The sacred art of learning how to leave.

We’re really just a bunch of habits.

Photo by Farrel Nobel on Unsplash

I couldn’t figure it out.

Another man down. Pulled out of the relationship before I’d had a second to get comfortable. Before we could go on a cute little trip to a coffee shop and hold hands. Before we could go to the lake I loved and chat for a bit.

Ugh, I fucking love chatting.

Childhood sexual repression, I think, led to desperation in my early adulthood. Which led to men. Which led to heartbreak. So I parted ways with him that mildly chilly fall day and got emotional.

But I don’t think all of the tears were sad. I’m not sure if any of them were, actually. I think they were frustration tears. And as they trickled down my cheek I got really clear for a moment. Between towers of beer and imploding hormones, clarity was something rare in those days.

I realized I’d been left, but I never learned how to leave.


Many of us are on a merry go round.

We tell ourselves we’re done with this person. So over being their friend. So past all of the drama. Ya-di-da until we’re back in the same situation. The same habits. The same destructive patterns.

I think it’s genetic…maybe? I don’t know the science behind it and I don’t really give a fuck either, I’m just calling it as I see it. There’s something that keeps us holding on even when everything in our minds are telling us to just. let. go.

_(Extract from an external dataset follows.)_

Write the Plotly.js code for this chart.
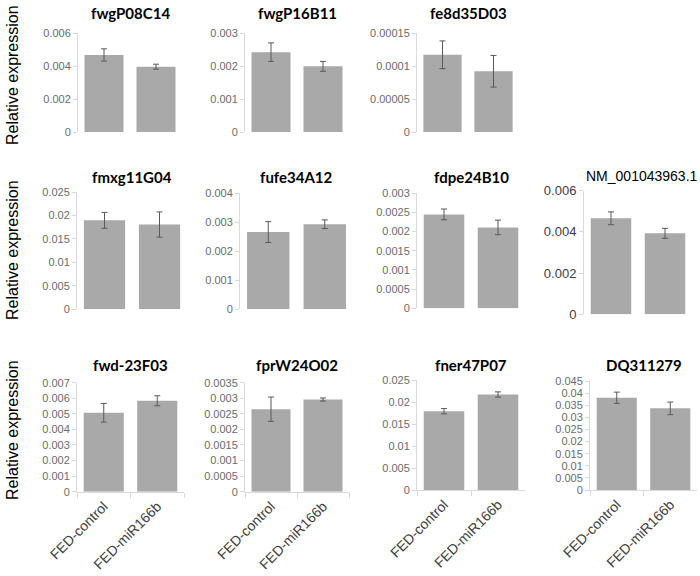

Leaving takes practice. It takes force. An abandonment of our gut instincts. A betrayal of the heart. That craving for just one more touch or giving things one more go only to realize, in the end, that it was all a game.

Whether you know it or not, you’re probably playing some game with yourself now. You’ve convinced yourself that if only she wasn’t such a bitch — if only he didn’t leave the god damn lights on — if only you didn’t have such high expectations, things would be alright.

I’ve been this person and will continue to be this person. So when I’m telling you this I’m also telling myself too.

The truth is that it’s not true. It’s a story. It’s a game. Leaving takes work. It’s painful when you get left, but it’s even more painful to leave. Because not only are you breaking their heart or abandoning them, you’re also leaving a piece of yourself behind.

Addictions. Habits. The smell of their nasty-cologne still wafting on the bed. It completely throws you until it starts to feel like freedom.

And eventually — fucking hopefully — you soar.